A escola promove a massificação enquanto pratica a mera repetição de idéias inertes, nega a participação, o debate e a análise dos problemas. Quando reduz a teoria a verbalismo transforma o processo educacional em ato mecânico. A educação que é verborosa, que prima apenas pela memorização mecânica, que não instiga o educando a superar suas posições ingênuas, está contribuindo para formar um ser humano com medo da própria liberdade, um ser humano incapaz de expulsar a consciência hospedeira, incapaz de superar a massificação, e, portanto, um ser humano que vive em condição heterônoma. Paulo Freire denuncia que o verbalismo na cultura brasileira está relacionado à nossa experiência democrática: "Cada vez mais nos convencemos, aliás, de se encontrarem na nossa experiência democrática, as raízes deste nosso gosto pela palavra oca. Do verbo. Da ênfase nos discursos”. O verbalismo revela uma atitude mental do nosso povo que está ligada à ausência de criticidade e a superficialidade com que os problemas são tratados, há poucos espaços democráticos para que sejam dialogados e aprofundados.
A criticidade está ligada à democracia. Quanto menos democrática for uma nação, menor o conhecimento crítico da realidade, menor a participação, as formas de perceber a realidade serão ingênuas e as formas de expressá-la verborosas. Por isso, relações e espaços antidemocráticos, autoritários, são geradores de heteronomia.
Observe, caro colega professor, o quanto a escola se tornou um espaço antidemocrático, totalitária, autômato, massificante, alienante.

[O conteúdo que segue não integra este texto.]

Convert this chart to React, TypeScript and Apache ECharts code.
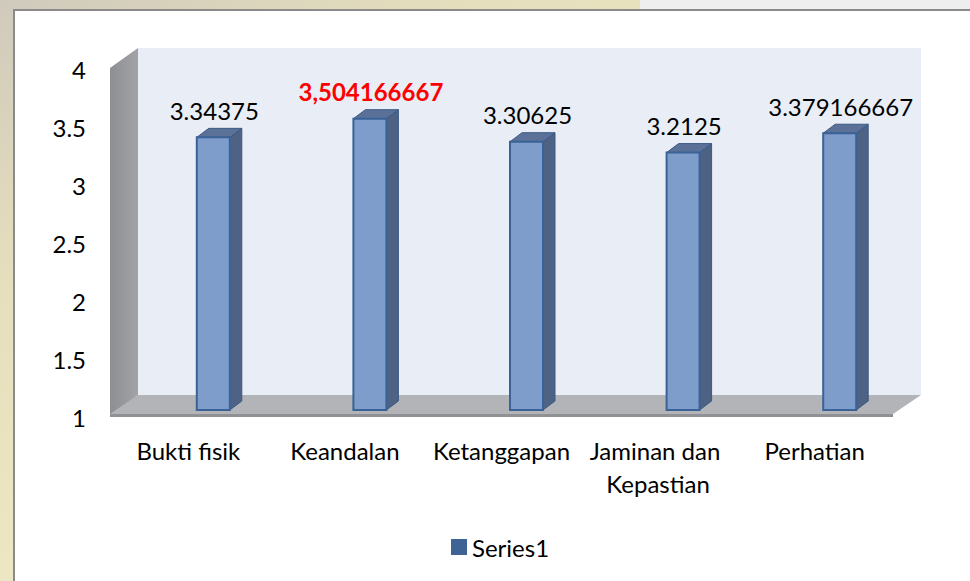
import React, { useEffect, useRef } from "react";
import * as echarts from "echarts";

const categories = ["Bukti fisik", "Keandalan", "Ketanggapan", "Jaminan dan Kepastian", "Perhatian"];
const values = [3.34375, 3.504166667, 3.30625, 3.2125, 3.379166667];
const highlightIndex = 1;
const seriesName = "Series1";
const yTicks = { min: 1, max: 4, interval: 0.5 };

const FONT = 'Lato, "Open Sans", sans-serif';
const FS = 24;

export default function App() {
  const ref = useRef<HTMLDivElement>(null);
  useEffect(() => {
    if (!ref.current) return;
    const chart = echarts.init(ref.current, null, { renderer: "svg" });
    const fmt = (v: number, i: number) =>
      i === highlightIndex ? String(v).replace(".", ",") : String(v);
    chart.setOption({
      animation: false,
      textStyle: { fontFamily: FONT, color: "#000" },
      graphic: [
        {
          type: "rect",
          z: -10,
          shape: { x: 0, y: 0, width: 970, height: 581 },
          style: {
            fill: {
              type: "linear", x: 0, y: 0, x2: 1, y2: 1,
              colorStops: [
                { offset: 0, color: "#cfcabc" },
                { offset: 0.25, color: "#e6dfbd" },
                { offset: 0.6, color: "#efe9c4" },
                { offset: 1, color: "#f2f0e6" },
              ],
            },
          },
        },
        {
          type: "rect",
          z: -9,
          shape: { x: 640, y: 0, width: 330, height: 10 },
          style: { fill: "#eeeeee" },
        },
        {
          type: "rect",
          z: -8,
          shape: { x: 14, y: 10, width: 960, height: 580 },
          style: { fill: "#ffffff", stroke: "#8a8a8a", lineWidth: 2 },
        },
        {
          type: "polygon",
          z: -5,
          shape: { points: [[138, 48], [921, 48], [921, 395], [138, 395]] },
          style: { fill: "#e9edf6" },
        },
        {
          type: "polygon",
          z: -5,
          shape: { points: [[110, 68], [138, 48], [138, 395], [110, 417]] },
          style: {
            fill: {
              type: "linear", x: 0, y: 0, x2: 1, y2: 0,
              colorStops: [
                { offset: 0, color: "#8e8f93" },
                { offset: 1, color: "#a2a3a7" },
              ],
            },
          },
        },
        {
          type: "polygon",
          z: -5,
          shape: { points: [[110, 414], [138, 395], [921, 395], [893, 414]] },
          style: { fill: "#b2b4b7" },
        },
        {
          type: "polygon",
          z: -5,
          shape: { points: [[110, 414], [893, 414], [893, 417], [110, 417]] },
          style: { fill: "#8f9194" },
        },
      ],
      legend: {
        data: [seriesName],
        left: 446,
        top: 530,
        icon: "rect",
        itemWidth: 16,
        itemHeight: 16,
        itemGap: 10,
        textStyle: { fontSize: FS, fontFamily: FONT, color: "#000" },
      },
      grid: [
        { left: 110, right: 77, top: 69, bottom: 164 },
        { left: 135, right: 52, top: 61, bottom: 171 },
      ],
      xAxis: [
        {
          type: "category",
          gridIndex: 0,
          data: categories,
          axisLine: { show: false },
          axisTick: { show: false },
          axisLabel: {
            interval: 0,
            fontSize: FS,
            margin: 17,
            lineHeight: 33,
            width: 150,
            overflow: "break",
            color: "#000",
            fontFamily: FONT,
          },
        },
        {
          type: "category",
          gridIndex: 1,
          data: categories,
          show: false,
        },
      ],
      yAxis: [
        {
          type: "value",
          gridIndex: 0,
          min: yTicks.min,
          max: yTicks.max,
          interval: yTicks.interval,
          axisLine: { show: false },
          axisTick: { show: false },
          splitLine: { show: false },
          axisLabel: { fontSize: FS, margin: 24, color: "#000", fontFamily: FONT },
        },
        {
          type: "value",
          gridIndex: 1,
          min: yTicks.min,
          max: yTicks.max,
          interval: yTicks.interval,
          show: false,
          splitLine: { show: false },
        },
      ],
      series: [
        {
          type: "custom",
          name: seriesName,
          xAxisIndex: 1,
          yAxisIndex: 1,
          itemStyle: { color: "#3e6496" },
          data: values.map((v, i) => [i, v]),
          renderItem: (params: any, api: any) => {
            const i = api.value(0);
            const v = api.value(1);
            const top = api.coord([i, v]);
            const base = api.coord([i, yTicks.min]);
            const w = 33, dx = 12, dy = 9;
            const x0 = top[0] - w / 2, x1 = top[0] + w / 2;
            const hl = params.dataIndex === highlightIndex;
            return {
              type: "group",
              children: [
                {
                  type: "polygon",
                  shape: { points: [[x1, top[1]], [x1 + dx, top[1] - dy], [x1 + dx, base[1] - dy], [x1, base[1]]] },
                  style: { fill: "#4e6283", stroke: "#3a5a86", lineWidth: 1 },
                },
                {
                  type: "polygon",
                  shape: { points: [[x0, top[1]], [x0 + dx, top[1] - dy], [x1 + dx, top[1] - dy], [x1, top[1]]] },
                  style: { fill: "#5b7198", stroke: "#3a5a86", lineWidth: 1 },
                },
                {
                  type: "rect",
                  shape: { x: x0, y: top[1], width: w, height: base[1] - top[1] },
                  style: { fill: "#7f9dcb", stroke: "#3b6296", lineWidth: 2 },
                },
                {
                  type: "text",
                  style: {
                    text: fmt(values[params.dataIndex], params.dataIndex),
                    x: top[0] + 1,
                    y: top[1] - 27,
                    align: "center",
                    verticalAlign: "middle",
                    fontSize: FS,
                    fontFamily: FONT,
                    fontWeight: hl ? "bold" : "normal",
                    fill: hl ? "#ff0000" : "#000000",
                  },
                },
              ],
            };
          },
        },
      ],
    });
    return () => chart.dispose();
  }, []);
  return (
    <div
      ref={ref}
      style={{ position: "absolute", left: 0, top: 0, width: 970, height: 581 }}
    />
  );
}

A SEEDUC prescreve suas normas, pautando a práxis docente. Ao, deliberadamente, alienar o trabalho dos docentes, justos eles, que deveriam estimular a criticidade nos demais cidadãos, o governo estadual desmobiliza esses profissionais e toda a coletividade atendida pela escola, desmotivando-os, transformando-os em objetos, sem capacidade de se integrar socialmente e, consequentemente, sentindo-se incapazes de transformar uma sociedade a qual não se sentem pertencentes.
Talvez seja o dilema apresentado por Freire, apontando o conflito interno entre escapar da opressão alienante e, ao mesmo tempo, a dificuldade de preencher-se por ideologias próprias, que torne o professor tão vulnerável a problemas psicológicos, como o stress crônico.
Ao ler essas linhas, no seu escasso tempo de descanso, espero que você, colega professor, tenha tempo para tomar um café sem pressa e refletir sobre seu estado de alienação ou de autonomia.
Michel Pinto, professor da Rede Estadual do Rio de Janeiro.